Problem statement –
Quote from the first line below through the line that contains "var ticker = 'TRGP', company", both included, and leave the pictures out.

*****

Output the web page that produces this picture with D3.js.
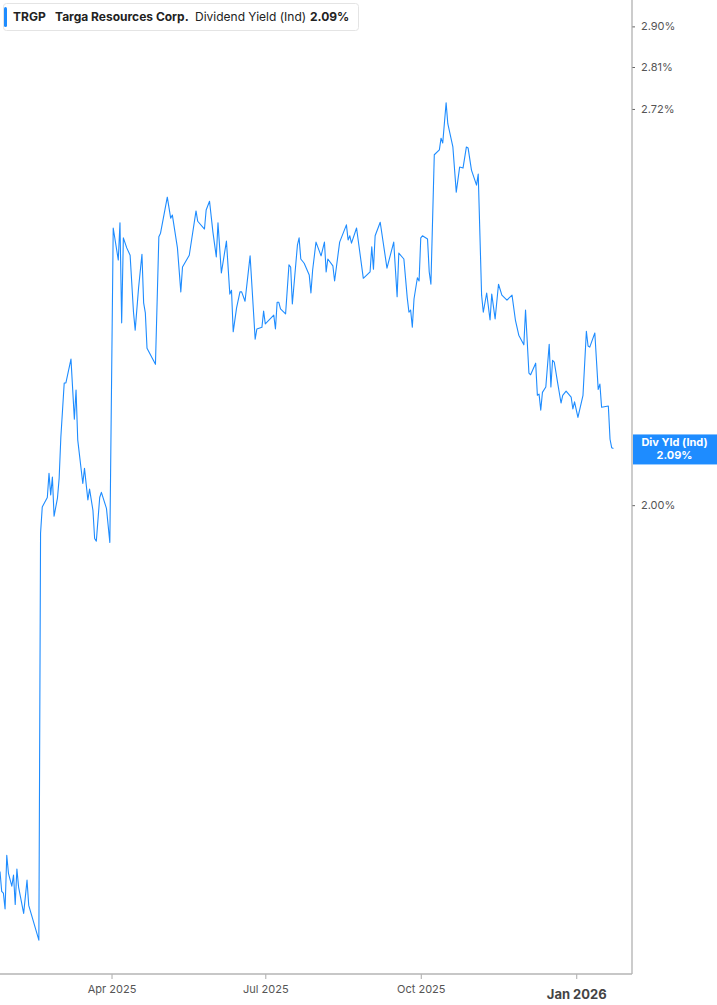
<!DOCTYPE html>
<html>
<head>
<meta charset="utf-8">
<script src="https://cdn.jsdelivr.net/npm/d3@7"></script>
<style>
  body { margin: 0; background: #fff; font-family: Inter, "Noto Sans", sans-serif; }
  svg { display: block; }
</style>
</head>
<body>
<div id="chart"></div>
<script>
// ticker info
var ticker = 'TRGP', company = 'Targa Resources Corp.', metric = 'Dividend Yield (Ind)', lastLabel = '2.09%';

// dividend yield (%)
var dates = ['2025-01-25','2025-01-26','2025-01-27','2025-01-28','2025-01-29','2025-01-30','2025-02-01','2025-02-02','2025-02-03','2025-02-04',
  '2025-02-05','2025-02-08','2025-02-10','2025-02-11','2025-02-17','2025-02-18','2025-02-19','2025-02-22','2025-02-23','2025-02-24',
  '2025-02-25','2025-02-26','2025-02-28','2025-03-01','2025-03-02','2025-03-04','2025-03-05','2025-03-08','2025-03-10','2025-03-11',
  '2025-03-12','2025-03-15','2025-03-16','2025-03-18','2025-03-19','2025-03-21','2025-03-22','2025-03-23','2025-03-25','2025-03-26',
  '2025-03-29','2025-03-31','2025-04-02','2025-04-05','2025-04-06','2025-04-07','2025-04-08','2025-04-10','2025-04-12','2025-04-14',
  '2025-04-15','2025-04-17','2025-04-19','2025-04-20','2025-04-21','2025-04-22','2025-04-27','2025-04-29','2025-04-30','2025-05-04',
  '2025-05-06','2025-05-07','2025-05-10','2025-05-12','2025-05-13','2025-05-17','2025-05-21','2025-05-22','2025-05-26','2025-05-27',
  '2025-05-29','2025-05-31','2025-06-02','2025-06-03','2025-06-05','2025-06-08','2025-06-10','2025-06-11','2025-06-12','2025-06-14',
  '2025-06-16','2025-06-17','2025-06-19','2025-06-22','2025-06-25','2025-06-26','2025-06-29','2025-06-30','2025-07-01','2025-07-06',
  '2025-07-07','2025-07-08','2025-07-09','2025-07-10','2025-07-13','2025-07-15','2025-07-16','2025-07-17','2025-07-20','2025-07-21',
  '2025-07-22','2025-07-24','2025-07-27','2025-07-28','2025-07-29','2025-07-31','2025-08-03','2025-08-05','2025-08-06','2025-08-07',
  '2025-08-10','2025-08-11','2025-08-14','2025-08-18','2025-08-19','2025-08-20','2025-08-21','2025-08-24','2025-08-28','2025-09-01',
  '2025-09-02','2025-09-03','2025-09-04','2025-09-07','2025-09-11','2025-09-15','2025-09-17','2025-09-18','2025-09-21','2025-09-23',
  '2025-09-24','2025-09-25','2025-09-26','2025-09-27','2025-09-29','2025-09-30','2025-10-01','2025-10-02','2025-10-05','2025-10-06',
  '2025-10-07','2025-10-09','2025-10-12','2025-10-13','2025-10-14','2025-10-16','2025-10-17','2025-10-20','2025-10-22','2025-10-24',
  '2025-10-26','2025-10-28','2025-10-29','2025-10-31','2025-11-03','2025-11-04','2025-11-06','2025-11-07','2025-11-09','2025-11-11',
  '2025-11-12','2025-11-14','2025-11-16','2025-11-18','2025-11-21','2025-11-24','2025-11-26','2025-11-28','2025-12-01','2025-12-02',
  '2025-12-04','2025-12-05','2025-12-08','2025-12-09','2025-12-10','2025-12-11','2025-12-12','2025-12-14','2025-12-16','2025-12-17',
  '2025-12-18','2025-12-19','2025-12-21','2025-12-23','2025-12-24','2025-12-26','2025-12-29','2025-12-30','2025-12-31','2026-01-02',
  '2026-01-05','2026-01-07','2026-01-08','2026-01-09','2026-01-12','2026-01-14','2026-01-15','2026-01-16','2026-01-20','2026-01-21',
  '2026-01-22','2026-01-23'];
var yields = [1.505,1.482,1.480,1.462,1.524,1.503,1.488,1.501,1.467,1.508,
  1.487,1.457,1.495,1.466,1.427,1.957,1.997,2.012,2.050,2.016,
  2.044,1.983,2.011,2.042,2.108,2.199,2.199,2.240,2.138,2.187,
  2.104,2.034,2.058,2.008,2.025,1.992,1.949,1.945,2.012,2.020,
  1.995,1.943,2.480,2.419,2.490,2.304,2.461,2.442,2.428,2.323,
  2.291,2.367,2.430,2.340,2.322,2.259,2.231,2.463,2.470,2.540,
  2.499,2.505,2.442,2.360,2.406,2.428,2.513,2.493,2.478,2.515,
  2.532,2.472,2.425,2.490,2.395,2.455,2.356,2.363,2.288,2.331,
  2.360,2.360,2.343,2.427,2.275,2.293,2.296,2.325,2.302,2.318,
  2.293,2.341,2.341,2.329,2.320,2.410,2.406,2.338,2.447,2.461,
  2.421,2.413,2.391,2.358,2.400,2.453,2.427,2.453,2.397,2.421,
  2.408,2.380,2.453,2.486,2.457,2.465,2.451,2.480,2.385,2.397,
  2.444,2.402,2.465,2.491,2.404,2.453,2.351,2.432,2.421,2.349,
  2.323,2.327,2.296,2.347,2.386,2.380,2.461,2.465,2.459,2.397,
  2.374,2.625,2.635,2.659,2.649,2.733,2.689,2.641,2.550,2.600,
  2.598,2.641,2.639,2.594,2.564,2.586,2.354,2.323,2.358,2.309,
  2.356,2.311,2.374,2.354,2.345,2.354,2.309,2.282,2.265,2.327,
  2.216,2.213,2.233,2.178,2.180,2.153,2.183,2.192,2.266,2.192,
  2.238,2.235,2.199,2.165,2.178,2.185,2.175,2.155,2.167,2.141,
  2.178,2.289,2.263,2.261,2.286,2.188,2.197,2.158,2.160,2.105,
  2.091,2.090];

// axis ticks
var yTicks = [2.00, 2.72, 2.81, 2.90];
var xTicks = ['2025-04-01','2025-07-01','2025-10-01','2026-01-01'];
var xTickLabels = ['Apr 2025','Jul 2025','Oct 2025','Jan 2026'];

var W = 717, H = 1005;
var plotR = 632, plotB = 974;
var blue = '#1e8cff';
var parse = d3.timeParse('%Y-%m-%d');

var data = dates.map(function(d, i){ return {date: parse(d), v: yields[i]}; });

var svg = d3.select('#chart').append('svg').attr('width', W).attr('height', H);

var x = d3.scaleTime()
  .domain([parse('2025-01-25'), parse('2026-02-03')])
  .range([0, plotR]);

var y = d3.scaleLog()
  .domain([1.39, 2.96])
  .range([plotB, 0]);

// line
var line = d3.line()
  .x(function(d){ return x(d.date); })
  .y(function(d){ return y(d.v); });

svg.append('path')
  .datum(data)
  .attr('d', line)
  .attr('fill', 'none')
  .attr('stroke', blue)
  .attr('stroke-width', 1.1)
  .attr('stroke-linejoin', 'round');

// right axis
var yAxis = d3.axisRight(y)
  .tickValues(yTicks)
  .tickSize(3)
  .tickPadding(6)
  .tickFormat(function(d){ return d.toFixed(2) + '%'; });

var gy = svg.append('g').attr('transform', 'translate(' + plotR + ',0)').call(yAxis);
gy.select('.domain').remove();
gy.selectAll('.tick line').attr('stroke', '#666');
gy.selectAll('.tick text').attr('fill', '#555').attr('font-size', '11px').attr('font-family', 'Inter, sans-serif');

svg.append('line')
  .attr('x1', plotR).attr('x2', plotR).attr('y1', 0).attr('y2', plotB)
  .attr('stroke', '#aaa').attr('stroke-width', 1.2);

// bottom axis
var xAxis = d3.axisBottom(x)
  .tickValues(xTicks.map(parse))
  .tickSize(5)
  .tickPadding(6)
  .tickFormat(function(d, i){ return xTickLabels[i]; });

var gx = svg.append('g').attr('transform', 'translate(0,' + plotB + ')').call(xAxis);
gx.select('.domain').remove();
gx.selectAll('.tick line').attr('stroke', '#aaa');
gx.selectAll('.tick text').attr('fill', '#555').attr('font-size', '11px').attr('font-family', 'Inter, sans-serif');
gx.selectAll('.tick text').filter(function(d, i){ return i === 3; })
  .attr('font-weight', 'bold').attr('font-size', '13px').attr('fill', '#444').attr('dy', '1.05em');

svg.append('line')
  .attr('x1', 0).attr('x2', plotR).attr('y1', plotB).attr('y2', plotB)
  .attr('stroke', '#b5b5b5').attr('stroke-width', 1.5);

// last value tag
var last = data[data.length - 1];
var tagY = y(last.v);
svg.append('rect')
  .attr('x', plotR + 1).attr('y', tagY - 14).attr('width', W - plotR - 1).attr('height', 30)
  .attr('fill', blue);
svg.append('text')
  .attr('x', (plotR + W) / 2).attr('y', tagY - 2)
  .attr('text-anchor', 'middle').attr('fill', 'white')
  .attr('font-size', '11px').attr('font-weight', 'bold')
  .text('Div Yld (Ind)');
svg.append('text')
  .attr('x', (plotR + W) / 2).attr('y', tagY + 11)
  .attr('text-anchor', 'middle').attr('fill', 'white')
  .attr('font-size', '11px').attr('font-weight', 'bold')
  .text(lastLabel);

// legend box
var lg = svg.append('g');
lg.append('rect')
  .attr('x', 3.5).attr('y', 3.5).attr('width', 355).attr('height', 27).attr('rx', 3)
  .attr('fill', 'white').attr('stroke', '#e4e4e4');
lg.append('rect')
  .attr('x', 4).attr('y', 7).attr('width', 3).attr('height', 20).attr('rx', 1.5)
  .attr('fill', blue);
var lt = lg.append('text').attr('y', 21).attr('font-size', '12px').attr('fill', '#222');
lt.append('tspan').attr('x', 13).attr('font-weight', 'bold').text(ticker);
lt.append('tspan').attr('x', 55).attr('font-weight', 'bold').text(company);
lt.append('tspan').attr('x', 195).text(metric);
lt.append('tspan').attr('x', 310).attr('font-weight', 'bold').text(lastLabel);
</script>
</body>
</html>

*****

Solution –
Output the web page that produces this picture with D3.js.
<!DOCTYPE html>
<html>
<head>
<meta charset="utf-8">
<script src="https://cdn.jsdelivr.net/npm/d3@7"></script>
<style>
  body { margin: 0; background: #fff; font-family: Inter, "Noto Sans", sans-serif; }
  svg { display: block; }
</style>
</head>
<body>
<div id="chart"></div>
<script>
// ticker info
var ticker = 'TRGP', company = 'Targa Resources Corp.', metric = 'Dividend Yield (Ind)', lastLabel = '2.09%';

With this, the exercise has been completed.